Do distillers need to tell their own story? 10.01.13
Whisky and story-telling go hand-in-hand. Over the years Scotland’s commercial distillers have become experts in creating product stories that have made their brands irresistible to consumers around the world. These stories have helped create an industry that is today our country’s number one export.
Traditionally these companies have adopted a low-profile within Scottish life and in an age of corporate responsibility this has left the sector open to criticism. They have sadly become a soft target.
Holyrood’s advisers have attacked them for failing to deliver a ‘fair return’ within their country of origin. Because many are registered outside Scotland, the argument is that profits find their way overseas rather than creating wealth within our national boundaries. The solution? A £1 per bottle levy to swell Scottish Government coffers by £1bn a year.
Simple mathematics, but the nuances are much more subtle and grossly underestimate the contributions already made by distillers to our domestic economy and global reputation. Whisky is our leading international export. It creates economic and cultural benefits supporting thousands of jobs, places Scotland on the global tourist trail and ensures elements of our culture are celebrated in over 200 countries.
The very companies under attack, for delivering unreasonably low returns, have created the industry we know today. They have done so at great expense, investing billions of pounds in broadening distribution, opening up new channels and building a globally aspirational category brand. It is their global investment that is driving Scotland’s local production.

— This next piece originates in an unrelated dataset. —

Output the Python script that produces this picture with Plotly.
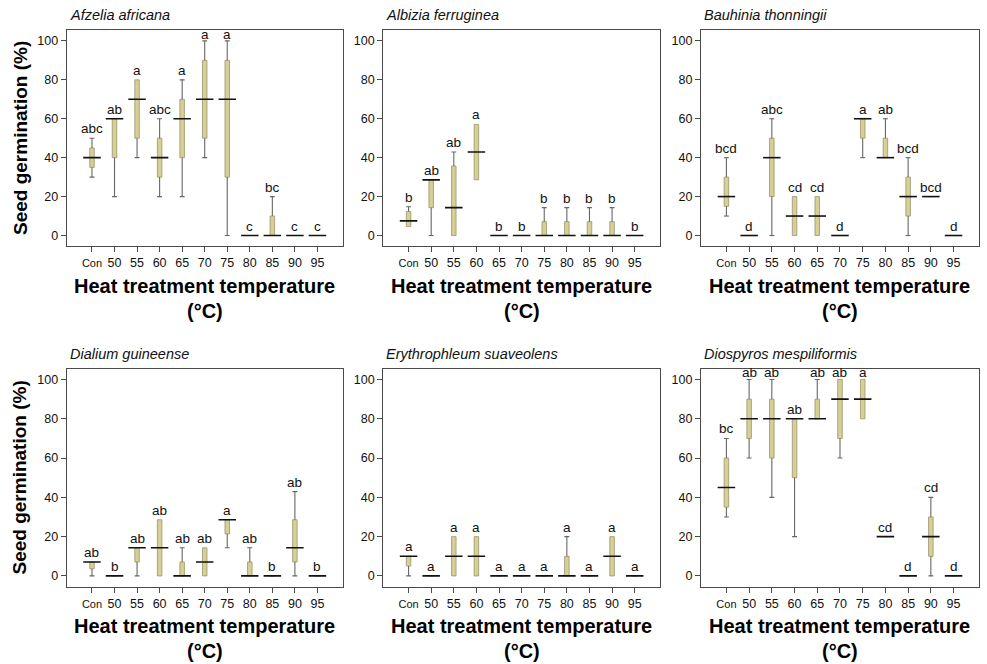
import plotly.graph_objects as go
from plotly.subplots import make_subplots

categories = ["Con", "50", "55", "60", "65", "70", "75", "80", "85", "90", "95"]

species = ["Afzelia africana", "Albizia ferruginea", "Bauhinia thonningii",
           "Dialium guineense", "Erythrophleum suaveolens", "Diospyros mespiliformis"]

# Afzelia africana
afz_low = [30, 20, 40, 20, 20, 40, 0, 0, 0, 0, 0]
afz_q1 = [35, 40, 50, 30, 40, 50, 30, 0, 0, 0, 0]
afz_med = [40, 60, 70, 40, 60, 70, 70, 0, 0, 0, 0]
afz_q3 = [45, 60, 80, 50, 70, 90, 90, 0, 10, 0, 0]
afz_high = [50, 60, 80, 60, 80, 100, 100, 0, 20, 0, 0]
afz_let = ["abc", "ab", "a", "abc", "a", "a", "a", "c", "bc", "c", "c"]

# Albizia ferruginea
alb_low = [4.6, 0, 0, 28.6, 0, 0, 0, 0, 0, 0, 0]
alb_q1 = [4.6, 14.3, 0, 28.6, 0, 0, 0, 0, 0, 0, 0]
alb_med = [7.5, 28.6, 14.3, 42.9, 0, 0, 0, 0, 0, 0, 0]
alb_q3 = [12.3, 28.6, 35.7, 57.1, 0, 0, 7.1, 7.1, 7.1, 7.1, 0]
alb_high = [14.8, 28.6, 42.9, 57.1, 0, 0, 14.3, 14.3, 14.3, 14.3, 0]
alb_let = ["b", "ab", "ab", "a", "b", "b", "b", "b", "b", "b", "b"]

# Bauhinia thonningii
bau_low = [10, 0, 0, 0, 0, 0, 40, 40, 0, 20, 0]
bau_q1 = [15, 0, 20, 0, 0, 0, 50, 40, 10, 20, 0]
bau_med = [20, 0, 40, 10, 10, 0, 60, 40, 20, 20, 0]
bau_q3 = [30, 0, 50, 20, 20, 0, 60, 50, 30, 20, 0]
bau_high = [40, 0, 60, 20, 20, 0, 60, 60, 40, 20, 0]
bau_let = ["bcd", "d", "abc", "cd", "cd", "d", "a", "ab", "bcd", "bcd", "d"]

# Dialium guineense
dia_low = [0, 0, 0, 0, 0, 0, 14.3, 0, 0, 0, 0]
dia_q1 = [3.6, 0, 7.1, 0, 0, 0, 21.4, 0, 0, 7.1, 0]
dia_med = [7.1, 0, 14.3, 14.3, 0, 7.1, 28.6, 0, 0, 14.3, 0]
dia_q3 = [7.1, 0, 14.3, 28.6, 7.1, 14.3, 28.6, 7.1, 0, 28.6, 0]
dia_high = [7.1, 0, 14.3, 28.6, 14.3, 14.3, 28.6, 14.3, 0, 42.9, 0]
dia_let = ["ab", "b", "ab", "ab", "ab", "ab", "a", "ab", "b", "ab", "b"]

# Erythrophleum suaveolens
ery_low = [0, 0, 0, 0, 0, 0, 0, 0, 0, 0, 0]
ery_q1 = [5, 0, 0, 0, 0, 0, 0, 0, 0, 0, 0]
ery_med = [10, 0, 10, 10, 0, 0, 0, 0, 0, 10, 0]
ery_q3 = [10, 0, 20, 20, 0, 0, 0, 10, 0, 20, 0]
ery_high = [10, 0, 20, 20, 0, 0, 0, 20, 0, 20, 0]
ery_let = ["a", "a", "a", "a", "a", "a", "a", "a", "a", "a", "a"]

# Diospyros mespiliformis
dio_low = [30, 60, 40, 20, 80, 60, 80, 20, 0, 0, 0]
dio_q1 = [35, 70, 60, 50, 80, 70, 80, 20, 0, 10, 0]
dio_med = [45, 80, 80, 80, 80, 90, 90, 20, 0, 20, 0]
dio_q3 = [60, 90, 90, 80, 90, 100, 100, 20, 0, 30, 0]
dio_high = [70, 100, 100, 80, 100, 100, 100, 20, 0, 40, 0]
dio_let = ["bc", "ab", "ab", "ab", "ab", "ab", "a", "cd", "d", "cd", "d"]

panels = [
    (afz_low, afz_q1, afz_med, afz_q3, afz_high, afz_let),
    (alb_low, alb_q1, alb_med, alb_q3, alb_high, alb_let),
    (bau_low, bau_q1, bau_med, bau_q3, bau_high, bau_let),
    (dia_low, dia_q1, dia_med, dia_q3, dia_high, dia_let),
    (ery_low, ery_q1, ery_med, ery_q3, ery_high, ery_let),
    (dio_low, dio_q1, dio_med, dio_q3, dio_high, dio_let),
]

FONT = "Liberation Sans, Arial, sans-serif"
BOX_FILL = "#d6cf96"
BOX_LINE = "#9a9468"
WHISK = "#666666"
FRAME = "#4a4a4a"

fig = make_subplots(rows=2, cols=3)

col_dom = [[0.0676, 0.3472], [0.3883, 0.6687], [0.7102, 0.9919]]
row_dom = [[0.6295, 0.9548], [0.1167, 0.4450]]

ticktext = ['<span style="font-size:11px">Con</span>'] + categories[1:]

annotations = []
for i, (lo, q1, md, q3, hi, lets) in enumerate(panels):
    r = i // 3 + 1
    c = i % 3 + 1
    # boxes
    fig.add_trace(go.Bar(
        x=categories, y=[b - a for a, b in zip(q1, q3)], base=q1, width=0.2,
        marker=dict(color=BOX_FILL, line=dict(color=BOX_LINE, width=0.8)),
        showlegend=False, hoverinfo="skip"), row=r, col=c)
    # whiskers
    wx, wy = [], []
    cx, cy = [], []
    for k, cat in enumerate(categories):
        if lo[k] < q1[k]:
            wx += [cat, cat, None]
            wy += [lo[k], q1[k], None]
            cx.append(cat); cy.append(lo[k])
        if hi[k] > q3[k]:
            wx += [cat, cat, None]
            wy += [q3[k], hi[k], None]
            cx.append(cat); cy.append(hi[k])
    fig.add_trace(go.Scatter(x=wx, y=wy, mode="lines", connectgaps=False,
                             line=dict(color=WHISK, width=1.1),
                             showlegend=False, hoverinfo="skip"), row=r, col=c)
    fig.add_trace(go.Scatter(x=cx, y=cy, mode="markers",
                             marker=dict(symbol="line-ew", size=3.5,
                                         line=dict(color=WHISK, width=1.1)),
                             showlegend=False, hoverinfo="skip"), row=r, col=c)
    # medians
    fig.add_trace(go.Scatter(x=categories, y=md, mode="markers",
                             marker=dict(symbol="line-ew", size=12.5,
                                         line=dict(color="#111111", width=1.6)),
                             showlegend=False, hoverinfo="skip"), row=r, col=c)
    xn = "x" if i == 0 else f"x{i+1}"
    yn = "y" if i == 0 else f"y{i+1}"
    for k, cat in enumerate(categories):
        # category axis: annotation x given as the category index
        annotations.append(dict(x=k, y=hi[k], xref=xn, yref=yn, text=lets[k],
                                showarrow=False, yanchor="middle",
                                yshift=6.8 if hi[k] >= 100 else 9.5,
                                font=dict(size=13.5, color="#111111", family=FONT)))
    # species title
    annotations.append(dict(x=0.004, y=1, xref=f"{xn} domain", yref=f"{yn} domain",
                            text=f"<i>{species[i]}</i>", showarrow=False,
                            xanchor="left", yanchor="bottom", yshift=5,
                            font=dict(size=14.5, color="#111111", family=FONT)))
    # x titles
    ybase = [286, 626][r - 1]
    annotations.append(dict(x=0.5, y=1 - ybase / 664, xref=f"{xn} domain", yref="paper",
                            text="<b>Heat treatment temperature</b>", showarrow=False,
                            xanchor="center", yanchor="middle",
                            font=dict(size=20, color="#000000", family=FONT)))
    annotations.append(dict(x=0.5, y=1 - (ybase + 25) / 664, xref=f"{xn} domain", yref="paper",
                            text="<b>(°C)</b>", showarrow=False,
                            xanchor="center", yanchor="middle",
                            font=dict(size=20, color="#000000", family=FONT)))
    if c == 1:
        annotations.append(dict(x=20 / 987, y=0.5, xref="paper", yref=f"{yn} domain",
                                text="<b>Seed germination (%)</b>", showarrow=False,
                                textangle=-90, xanchor="center", yanchor="middle",
                                font=dict(size=19, color="#000000", family=FONT)))

    fig.update_xaxes(domain=col_dom[c - 1], type="category", categoryorder="array",
                     categoryarray=categories, tickvals=categories, ticktext=ticktext,
                     range=[-1.12, 11.12], showline=True, mirror=True,
                     linecolor=FRAME, linewidth=1.2, ticks="outside", ticklen=5,
                     tickcolor=FRAME, tickwidth=1, showgrid=False, zeroline=False,
                     tickfont=dict(size=12.5, color="#111111", family=FONT),
                     row=r, col=c)
    fig.update_yaxes(domain=row_dom[r - 1], range=[-5.4, 105.6],
                     tickvals=[0, 20, 40, 60, 80, 100], showline=True, mirror=True,
                     linecolor=FRAME, linewidth=1.2, ticks="outside", ticklen=5,
                     tickcolor=FRAME, tickwidth=1, showgrid=False, zeroline=False,
                     tickfont=dict(size=12.5, color="#111111", family=FONT),
                     row=r, col=c)

fig.update_layout(width=987, height=664, margin=dict(l=0, r=0, t=0, b=0),
                  paper_bgcolor="white", plot_bgcolor="white", barmode="overlay",
                  showlegend=False, annotations=annotations,
                  font=dict(family=FONT))

fig.write_html("out.html")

The challenge for distillers is that not many know or appreciate this story. For a sector populated by consummate brand-builders this is something that must be recognised as a failing. As they went about building some of the most valuable product brands in the world, many of our top commercial distillers have neglected to nurture and develop their corporate brand stories.
As our distillers go about contesting these proposals, now may be the time to turn their existing expertise in product branding inwards to develop their own corporate brand stories.
Domestically-registered groups are presented with a golden opportunity to differentiate themselves as truly Scottish businesses. By emphasising their long-standing contribution to Scottish life they have an opportunity to rise above the current unfortunate dispute.
For those distillers registered outside Scotland the challenge is to communicate how and where they are delivering fair returns for Scotland in spite of the fact that net profits may ultimately end up elsewhere. Without their ongoing investment in brand-building, Scotland’s whisky sector would not be what it is today.
A more pro-active approach to corporate brand-building is desperately needed. Investment in this area will open up a rich vein of positive stories for these businesses that can help them get back on the front foot in the upcoming debate with the Scottish Government.
Failure to do so may leave them a sitting duck, open to further criticism, attack and future levies. Now is surely the time for the sector’s distillers to step out of the shadows and invest in delivering their own story.